WHAT YOU SHOULD DO - Retype every line from the start of the data down to and including the line with "START_YEAR = 2010". Skip the pictures.

DATA BLOCK -
--------------------------------------------------

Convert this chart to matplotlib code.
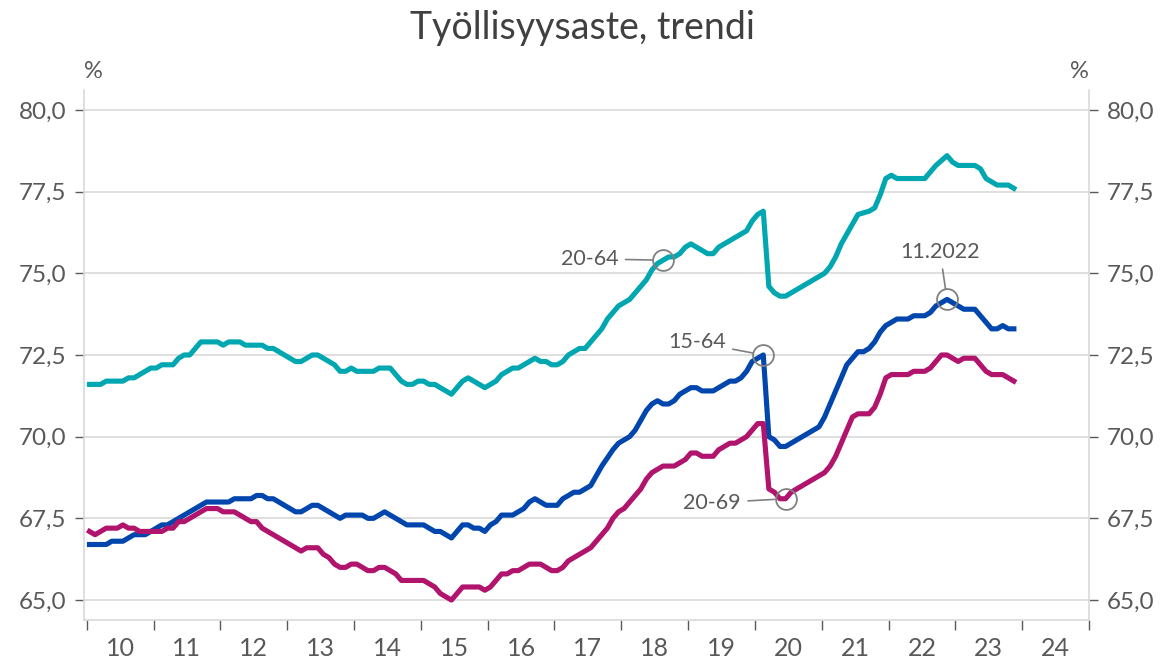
import matplotlib.pyplot as plt
import numpy as np

plt.rcParams['font.family'] = ['Lato', 'DejaVu Sans']

# -------------- data: monthly trend, Jan 2010 .. Nov 2023 --------------
START_YEAR = 2010

# 20-64
Rate2064 = [71.6, 71.6, 71.6, 71.7, 71.7, 71.7, 71.7, 71.8, 71.8, 71.9, 72.0, 72.1,
            72.1, 72.2, 72.2, 72.2, 72.4, 72.5, 72.5, 72.7, 72.9, 72.9, 72.9, 72.9,
            72.8, 72.9, 72.9, 72.9, 72.8, 72.8, 72.8, 72.8, 72.7, 72.7, 72.6, 72.5,
            72.4, 72.3, 72.3, 72.4, 72.5, 72.5, 72.4, 72.3, 72.2, 72.0, 72.0, 72.1,
            72.0, 72.0, 72.0, 72.0, 72.1, 72.1, 72.1, 71.9, 71.7, 71.6, 71.6, 71.7,
            71.7, 71.6, 71.6, 71.5, 71.4, 71.3, 71.5, 71.7, 71.8, 71.7, 71.6, 71.5,
            71.6, 71.7, 71.9, 72.0, 72.1, 72.1, 72.2, 72.3, 72.4, 72.3, 72.3, 72.2,
            72.2, 72.3, 72.5, 72.6, 72.7, 72.7, 72.9, 73.1, 73.3, 73.6, 73.8, 74.0,
            74.1, 74.2, 74.4, 74.6, 74.8, 75.1, 75.3, 75.4, 75.5, 75.5, 75.6, 75.8,
            75.9, 75.8, 75.7, 75.6, 75.6, 75.8, 75.9, 76.0, 76.1, 76.2, 76.3, 76.6,
            76.8, 76.9, 74.6, 74.4, 74.3, 74.3, 74.4, 74.5, 74.6, 74.7, 74.8, 74.9,
            75.0, 75.2, 75.5, 75.9, 76.2, 76.5, 76.8, 76.85, 76.9, 77.0, 77.4, 77.9,
            78.0, 77.9, 77.9, 77.9, 77.9, 77.9, 77.9, 78.1, 78.3, 78.45, 78.6, 78.4,
            78.3, 78.3, 78.3, 78.3, 78.2, 77.9, 77.8, 77.7, 77.7, 77.7, 77.6]

# 15-64
Rate1564 = [66.7, 66.7, 66.7, 66.7, 66.8, 66.8, 66.8, 66.9, 67.0, 67.0, 67.0, 67.1,
            67.2, 67.3, 67.3, 67.4, 67.5, 67.6, 67.7, 67.8, 67.9, 68.0, 68.0, 68.0,
            68.0, 68.0, 68.1, 68.1, 68.1, 68.1, 68.2, 68.2, 68.1, 68.1, 68.0, 67.9,
            67.8, 67.7, 67.7, 67.8, 67.9, 67.9, 67.8, 67.7, 67.6, 67.5, 67.6, 67.6,
            67.6, 67.6, 67.5, 67.5, 67.6, 67.7, 67.6, 67.5, 67.4, 67.3, 67.3, 67.3,
            67.3, 67.2, 67.1, 67.1, 67.0, 66.9, 67.1, 67.3, 67.3, 67.2, 67.2, 67.1,
            67.3, 67.4, 67.6, 67.6, 67.6, 67.7, 67.8, 68.0, 68.1, 68.0, 67.9, 67.9,
            67.9, 68.1, 68.2, 68.3, 68.3, 68.4, 68.5, 68.8, 69.1, 69.35, 69.6, 69.8,
            69.9, 70.0, 70.2, 70.5, 70.8, 71.0, 71.1, 71.0, 71.0, 71.1, 71.3, 71.4,
            71.5, 71.5, 71.4, 71.4, 71.4, 71.5, 71.6, 71.7, 71.7, 71.8, 72.0, 72.3,
            72.4, 72.5, 70.0, 69.9, 69.7, 69.7, 69.8, 69.9, 70.0, 70.1, 70.2, 70.3,
            70.6, 71.0, 71.4, 71.8, 72.2, 72.4, 72.6, 72.6, 72.7, 72.9, 73.2, 73.4,
            73.5, 73.6, 73.6, 73.6, 73.7, 73.7, 73.7, 73.8, 74.0, 74.1, 74.2, 74.1,
            74.0, 73.9, 73.9, 73.9, 73.7, 73.5, 73.3, 73.3, 73.4, 73.3, 73.3]

# 20-69
Rate2069 = [67.1, 67.0, 67.1, 67.2, 67.2, 67.2, 67.3, 67.2, 67.2, 67.1, 67.1, 67.1,
            67.1, 67.1, 67.2, 67.2, 67.4, 67.4, 67.5, 67.6, 67.7, 67.8, 67.8, 67.8,
            67.7, 67.7, 67.7, 67.6, 67.5, 67.4, 67.4, 67.2, 67.1, 67.0, 66.9, 66.8,
            66.7, 66.6, 66.5, 66.6, 66.6, 66.6, 66.4, 66.3, 66.1, 66.0, 66.0, 66.1,
            66.1, 66.0, 65.9, 65.9, 66.0, 66.0, 65.9, 65.8, 65.6, 65.6, 65.6, 65.6,
            65.6, 65.5, 65.4, 65.2, 65.1, 65.0, 65.2, 65.4, 65.4, 65.4, 65.4, 65.3,
            65.4, 65.6, 65.8, 65.8, 65.9, 65.9, 66.0, 66.1, 66.1, 66.1, 66.0, 65.9,
            65.9, 66.0, 66.2, 66.3, 66.4, 66.5, 66.6, 66.8, 67.0, 67.2, 67.5, 67.7,
            67.8, 68.0, 68.2, 68.4, 68.7, 68.9, 69.0, 69.1, 69.1, 69.1, 69.2, 69.3,
            69.5, 69.5, 69.4, 69.4, 69.4, 69.6, 69.7, 69.8, 69.8, 69.9, 70.0, 70.2,
            70.4, 70.4, 68.4, 68.3, 68.1, 68.1, 68.3, 68.4, 68.5, 68.6, 68.7, 68.8,
            68.9, 69.1, 69.4, 69.8, 70.2, 70.6, 70.7, 70.7, 70.7, 70.9, 71.3, 71.8,
            71.9, 71.9, 71.9, 71.9, 72.0, 72.0, 72.0, 72.1, 72.3, 72.5, 72.5, 72.4,
            72.3, 72.4, 72.4, 72.4, 72.2, 72.0, 71.9, 71.9, 71.9, 71.8, 71.7]

YearLabels = ['10', '11', '12', '13', '14', '15', '16', '17', '18', '19', '20', '21', '22', '23', '24']
YTicks = [65.0, 67.5, 70.0, 72.5, 75.0, 77.5, 80.0]

# callouts: (series, month index, label, offset in points, ha)
Callouts = [(Rate2064, 103, '20-64', (-32, 1), 'right'),
            (Rate1564, 121, '15-64', (-27, 9), 'right'),
            (Rate2069, 125, '20-69', (-32, -3), 'right'),
            (Rate1564, 154, '11.2022', (-5, 34), 'center')]
# ------------------------------------------------------------------------

TEXT = '#595959'
GRID = '#D9D9D9'

Months = START_YEAR + (np.arange(len(Rate2064)) + 0.5) / 12

fig = plt.figure(figsize=(11.64, 6.66), dpi=100)
ax = fig.add_axes([0.0722, 0.0691, 0.8634, 0.7958])

ax.plot(Months, Rate2064, color='#00A7B1', linewidth=3.7, solid_joinstyle='round', zorder=3)
ax.plot(Months, Rate1564, color='#0046AD', linewidth=3.7, solid_joinstyle='round', zorder=3)
ax.plot(Months, Rate2069, color='#B0146D', linewidth=3.7, solid_joinstyle='round', zorder=3)

for series, idx, label, offs, ha in Callouts:
    ax.plot(Months[idx], series[idx], marker='o', markersize=15, mfc='none',
            mec='#808080', mew=1.3, zorder=4)
    ax.annotate(label, xy=(Months[idx], series[idx]), xytext=offs, textcoords='offset points',
                ha=ha, va='center', fontsize=15.5, color=TEXT,
                arrowprops=dict(arrowstyle='-', color='#808080', lw=1.2, shrinkA=3, shrinkB=8))

ax.set_xlim(2009.96, 2025.0)
ax.set_ylim(64.39, 80.61)

ax.set_yticks(YTicks)
ax.set_yticklabels([('%.1f' % v).replace('.', ',') for v in YTicks])
ax.yaxis.set_ticks_position('both')
ax.tick_params(axis='y', which='major', labelleft=True, labelright=True, length=6.5, width=1,
               color=TEXT, labelcolor=TEXT, labelsize=17.5, pad=6)
ax.grid(axis='y', color=GRID, linewidth=1.2, zorder=0)

Years = np.arange(START_YEAR, START_YEAR + len(YearLabels) + 1)
ax.set_xticks(Years)
ax.set_xticklabels([])
ax.set_xticks(Years[:-1] + 0.5, minor=True)
ax.set_xticklabels(YearLabels, minor=True)
ax.tick_params(axis='x', which='major', length=7, width=1, color=TEXT)
ax.tick_params(axis='x', which='minor', length=0, labelcolor=TEXT, labelsize=18, pad=12)

for side in ['left', 'right', 'bottom']:
    ax.spines[side].set_color(GRID)
    ax.spines[side].set_linewidth(1.2)
ax.spines['top'].set_visible(False)

fig.text(0.5, 0.958, 'Työllisyysaste, trendi', ha='center', va='center', fontsize=27, color='#404040')
fig.text(0.080, 0.892, '%', ha='center', va='center', fontsize=17, color=TEXT)
fig.text(0.927, 0.892, '%', ha='center', va='center', fontsize=17, color=TEXT)

fig.savefig('out.png', dpi=100)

--------------------------------------------------

EXERCISE OUTPUT -
Convert this chart to matplotlib code.
import matplotlib.pyplot as plt
import numpy as np

plt.rcParams['font.family'] = ['Lato', 'DejaVu Sans']

# -------------- data: monthly trend, Jan 2010 .. Nov 2023 --------------
START_YEAR = 2010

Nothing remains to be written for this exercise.